Exercise instructions:
Return the listing below unchanged, minus its pictures.
_ _ _ _ _ _ _
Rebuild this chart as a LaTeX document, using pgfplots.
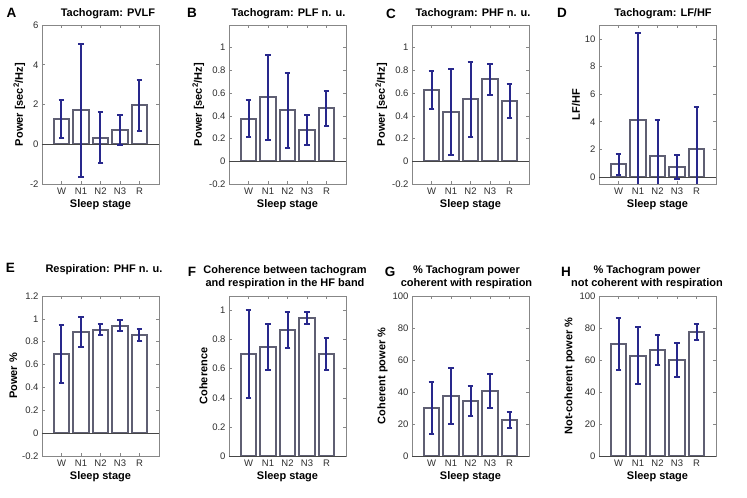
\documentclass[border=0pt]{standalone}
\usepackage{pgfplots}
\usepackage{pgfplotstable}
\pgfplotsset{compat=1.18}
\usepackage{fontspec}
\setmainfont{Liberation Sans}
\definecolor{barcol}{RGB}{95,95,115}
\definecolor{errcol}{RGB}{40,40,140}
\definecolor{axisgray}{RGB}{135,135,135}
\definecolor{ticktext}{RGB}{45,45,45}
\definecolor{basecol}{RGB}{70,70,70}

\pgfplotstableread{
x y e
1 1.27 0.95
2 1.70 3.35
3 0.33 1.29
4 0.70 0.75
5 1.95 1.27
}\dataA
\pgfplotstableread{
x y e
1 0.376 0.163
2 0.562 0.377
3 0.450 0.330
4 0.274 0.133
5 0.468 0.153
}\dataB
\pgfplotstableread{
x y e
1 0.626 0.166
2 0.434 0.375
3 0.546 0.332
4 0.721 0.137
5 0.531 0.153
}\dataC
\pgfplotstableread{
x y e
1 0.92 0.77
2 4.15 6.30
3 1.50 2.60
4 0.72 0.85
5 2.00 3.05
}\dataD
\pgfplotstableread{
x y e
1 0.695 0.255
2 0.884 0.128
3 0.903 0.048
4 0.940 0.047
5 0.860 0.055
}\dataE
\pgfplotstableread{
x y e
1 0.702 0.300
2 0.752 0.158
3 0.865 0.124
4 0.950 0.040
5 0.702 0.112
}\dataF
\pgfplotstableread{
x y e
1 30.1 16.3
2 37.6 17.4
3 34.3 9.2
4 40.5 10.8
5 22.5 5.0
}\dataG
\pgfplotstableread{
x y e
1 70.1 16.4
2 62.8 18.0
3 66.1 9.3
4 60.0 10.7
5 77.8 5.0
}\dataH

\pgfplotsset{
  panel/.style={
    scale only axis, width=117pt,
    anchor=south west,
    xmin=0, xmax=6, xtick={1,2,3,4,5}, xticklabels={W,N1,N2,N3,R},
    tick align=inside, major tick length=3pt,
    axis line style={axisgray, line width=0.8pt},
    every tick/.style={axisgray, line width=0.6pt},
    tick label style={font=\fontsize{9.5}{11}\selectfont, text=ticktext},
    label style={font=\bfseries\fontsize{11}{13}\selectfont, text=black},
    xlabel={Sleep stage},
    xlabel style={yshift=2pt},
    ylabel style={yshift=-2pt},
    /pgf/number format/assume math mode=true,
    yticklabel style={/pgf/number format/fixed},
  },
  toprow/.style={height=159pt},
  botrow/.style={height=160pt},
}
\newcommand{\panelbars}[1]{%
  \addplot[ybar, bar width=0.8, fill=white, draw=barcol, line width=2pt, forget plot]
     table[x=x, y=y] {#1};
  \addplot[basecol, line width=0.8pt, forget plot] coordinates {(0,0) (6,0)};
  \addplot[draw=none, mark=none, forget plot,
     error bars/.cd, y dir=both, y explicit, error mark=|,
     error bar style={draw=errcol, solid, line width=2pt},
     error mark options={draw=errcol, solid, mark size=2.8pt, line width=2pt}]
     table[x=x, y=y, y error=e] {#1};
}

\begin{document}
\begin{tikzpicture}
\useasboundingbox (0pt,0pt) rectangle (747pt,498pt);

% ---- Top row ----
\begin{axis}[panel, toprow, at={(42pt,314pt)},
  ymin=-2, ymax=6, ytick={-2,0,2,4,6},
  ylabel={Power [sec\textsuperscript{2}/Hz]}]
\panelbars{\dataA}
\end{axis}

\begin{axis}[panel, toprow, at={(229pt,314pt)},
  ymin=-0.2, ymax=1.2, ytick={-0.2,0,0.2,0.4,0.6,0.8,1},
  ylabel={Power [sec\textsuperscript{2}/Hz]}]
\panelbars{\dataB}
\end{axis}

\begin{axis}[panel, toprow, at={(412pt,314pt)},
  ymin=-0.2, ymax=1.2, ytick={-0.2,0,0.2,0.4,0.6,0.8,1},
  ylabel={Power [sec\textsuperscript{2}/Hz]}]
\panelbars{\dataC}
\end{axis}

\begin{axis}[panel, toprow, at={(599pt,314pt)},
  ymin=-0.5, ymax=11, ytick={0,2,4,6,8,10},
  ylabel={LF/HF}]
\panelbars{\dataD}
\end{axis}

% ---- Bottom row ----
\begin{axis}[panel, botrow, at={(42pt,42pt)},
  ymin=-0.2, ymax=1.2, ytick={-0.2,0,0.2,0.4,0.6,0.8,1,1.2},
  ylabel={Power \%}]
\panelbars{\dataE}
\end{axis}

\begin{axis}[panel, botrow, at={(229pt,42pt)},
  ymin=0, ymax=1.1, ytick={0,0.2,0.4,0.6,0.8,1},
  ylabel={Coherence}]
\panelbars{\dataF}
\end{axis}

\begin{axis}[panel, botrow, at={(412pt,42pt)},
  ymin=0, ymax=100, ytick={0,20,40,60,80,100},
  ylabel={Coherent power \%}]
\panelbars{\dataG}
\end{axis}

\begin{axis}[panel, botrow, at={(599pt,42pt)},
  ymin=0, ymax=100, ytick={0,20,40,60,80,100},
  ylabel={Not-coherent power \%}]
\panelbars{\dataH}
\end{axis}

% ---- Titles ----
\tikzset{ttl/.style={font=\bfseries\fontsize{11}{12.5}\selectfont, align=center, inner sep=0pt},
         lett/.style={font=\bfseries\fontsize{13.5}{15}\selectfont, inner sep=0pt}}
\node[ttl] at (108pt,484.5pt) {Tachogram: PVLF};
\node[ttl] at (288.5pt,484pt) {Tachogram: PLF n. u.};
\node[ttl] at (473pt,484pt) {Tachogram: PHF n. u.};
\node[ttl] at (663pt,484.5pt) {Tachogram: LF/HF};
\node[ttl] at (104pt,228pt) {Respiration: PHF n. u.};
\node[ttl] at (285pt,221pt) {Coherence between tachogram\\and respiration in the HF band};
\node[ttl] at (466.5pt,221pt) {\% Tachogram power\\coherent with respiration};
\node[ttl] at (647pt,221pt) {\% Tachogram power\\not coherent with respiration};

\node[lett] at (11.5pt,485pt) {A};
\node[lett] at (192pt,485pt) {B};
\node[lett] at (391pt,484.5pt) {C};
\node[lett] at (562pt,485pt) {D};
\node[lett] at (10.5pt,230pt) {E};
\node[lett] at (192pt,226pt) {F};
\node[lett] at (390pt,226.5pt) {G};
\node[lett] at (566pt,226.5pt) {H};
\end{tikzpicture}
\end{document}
_ _ _ _ _ _ _
Solution:
Rebuild this chart as a LaTeX document, using pgfplots.
\documentclass[border=0pt]{standalone}
\usepackage{pgfplots}
\usepackage{pgfplotstable}
\pgfplotsset{compat=1.18}
\usepackage{fontspec}
\setmainfont{Liberation Sans}
\definecolor{barcol}{RGB}{95,95,115}
\definecolor{errcol}{RGB}{40,40,140}
\definecolor{axisgray}{RGB}{135,135,135}
\definecolor{ticktext}{RGB}{45,45,45}
\definecolor{basecol}{RGB}{70,70,70}

\pgfplotstableread{
x y e
1 1.27 0.95
2 1.70 3.35
3 0.33 1.29
4 0.70 0.75
5 1.95 1.27
}\dataA
\pgfplotstableread{
x y e
1 0.376 0.163
2 0.562 0.377
3 0.450 0.330
4 0.274 0.133
5 0.468 0.153
}\dataB
\pgfplotstableread{
x y e
1 0.626 0.166
2 0.434 0.375
3 0.546 0.332
4 0.721 0.137
5 0.531 0.153
}\dataC
\pgfplotstableread{
x y e
1 0.92 0.77
2 4.15 6.30
3 1.50 2.60
4 0.72 0.85
5 2.00 3.05
}\dataD
\pgfplotstableread{
x y e
1 0.695 0.255
2 0.884 0.128
3 0.903 0.048
4 0.940 0.047
5 0.860 0.055
}\dataE
\pgfplotstableread{
x y e
1 0.702 0.300
2 0.752 0.158
3 0.865 0.124
4 0.950 0.040
5 0.702 0.112
}\dataF
\pgfplotstableread{
x y e
1 30.1 16.3
2 37.6 17.4
3 34.3 9.2
4 40.5 10.8
5 22.5 5.0
}\dataG
\pgfplotstableread{
x y e
1 70.1 16.4
2 62.8 18.0
3 66.1 9.3
4 60.0 10.7
5 77.8 5.0
}\dataH

\pgfplotsset{
  panel/.style={
    scale only axis, width=117pt,
    anchor=south west,
    xmin=0, xmax=6, xtick={1,2,3,4,5}, xticklabels={W,N1,N2,N3,R},
    tick align=inside, major tick length=3pt,
    axis line style={axisgray, line width=0.8pt},
    every tick/.style={axisgray, line width=0.6pt},
    tick label style={font=\fontsize{9.5}{11}\selectfont, text=ticktext},
    label style={font=\bfseries\fontsize{11}{13}\selectfont, text=black},
    xlabel={Sleep stage},
    xlabel style={yshift=2pt},
    ylabel style={yshift=-2pt},
    /pgf/number format/assume math mode=true,
    yticklabel style={/pgf/number format/fixed},
  },
  toprow/.style={height=159pt},
  botrow/.style={height=160pt},
}
\newcommand{\panelbars}[1]{%
  \addplot[ybar, bar width=0.8, fill=white, draw=barcol, line width=2pt, forget plot]
     table[x=x, y=y] {#1};
  \addplot[basecol, line width=0.8pt, forget plot] coordinates {(0,0) (6,0)};
  \addplot[draw=none, mark=none, forget plot,
     error bars/.cd, y dir=both, y explicit, error mark=|,
     error bar style={draw=errcol, solid, line width=2pt},
     error mark options={draw=errcol, solid, mark size=2.8pt, line width=2pt}]
     table[x=x, y=y, y error=e] {#1};
}

\begin{document}
\begin{tikzpicture}
\useasboundingbox (0pt,0pt) rectangle (747pt,498pt);

% ---- Top row ----
\begin{axis}[panel, toprow, at={(42pt,314pt)},
  ymin=-2, ymax=6, ytick={-2,0,2,4,6},
  ylabel={Power [sec\textsuperscript{2}/Hz]}]
\panelbars{\dataA}
\end{axis}

\begin{axis}[panel, toprow, at={(229pt,314pt)},
  ymin=-0.2, ymax=1.2, ytick={-0.2,0,0.2,0.4,0.6,0.8,1},
  ylabel={Power [sec\textsuperscript{2}/Hz]}]
\panelbars{\dataB}
\end{axis}

\begin{axis}[panel, toprow, at={(412pt,314pt)},
  ymin=-0.2, ymax=1.2, ytick={-0.2,0,0.2,0.4,0.6,0.8,1},
  ylabel={Power [sec\textsuperscript{2}/Hz]}]
\panelbars{\dataC}
\end{axis}

\begin{axis}[panel, toprow, at={(599pt,314pt)},
  ymin=-0.5, ymax=11, ytick={0,2,4,6,8,10},
  ylabel={LF/HF}]
\panelbars{\dataD}
\end{axis}

% ---- Bottom row ----
\begin{axis}[panel, botrow, at={(42pt,42pt)},
  ymin=-0.2, ymax=1.2, ytick={-0.2,0,0.2,0.4,0.6,0.8,1,1.2},
  ylabel={Power \%}]
\panelbars{\dataE}
\end{axis}

\begin{axis}[panel, botrow, at={(229pt,42pt)},
  ymin=0, ymax=1.1, ytick={0,0.2,0.4,0.6,0.8,1},
  ylabel={Coherence}]
\panelbars{\dataF}
\end{axis}

\begin{axis}[panel, botrow, at={(412pt,42pt)},
  ymin=0, ymax=100, ytick={0,20,40,60,80,100},
  ylabel={Coherent power \%}]
\panelbars{\dataG}
\end{axis}

\begin{axis}[panel, botrow, at={(599pt,42pt)},
  ymin=0, ymax=100, ytick={0,20,40,60,80,100},
  ylabel={Not-coherent power \%}]
\panelbars{\dataH}
\end{axis}

% ---- Titles ----
\tikzset{ttl/.style={font=\bfseries\fontsize{11}{12.5}\selectfont, align=center, inner sep=0pt},
         lett/.style={font=\bfseries\fontsize{13.5}{15}\selectfont, inner sep=0pt}}
\node[ttl] at (108pt,484.5pt) {Tachogram: PVLF};
\node[ttl] at (288.5pt,484pt) {Tachogram: PLF n. u.};
\node[ttl] at (473pt,484pt) {Tachogram: PHF n. u.};
\node[ttl] at (663pt,484.5pt) {Tachogram: LF/HF};
\node[ttl] at (104pt,228pt) {Respiration: PHF n. u.};
\node[ttl] at (285pt,221pt) {Coherence between tachogram\\and respiration in the HF band};
\node[ttl] at (466.5pt,221pt) {\% Tachogram power\\coherent with respiration};
\node[ttl] at (647pt,221pt) {\% Tachogram power\\not coherent with respiration};

\node[lett] at (11.5pt,485pt) {A};
\node[lett] at (192pt,485pt) {B};
\node[lett] at (391pt,484.5pt) {C};
\node[lett] at (562pt,485pt) {D};
\node[lett] at (10.5pt,230pt) {E};
\node[lett] at (192pt,226pt) {F};
\node[lett] at (390pt,226.5pt) {G};
\node[lett] at (566pt,226.5pt) {H};
\end{tikzpicture}
\end{document}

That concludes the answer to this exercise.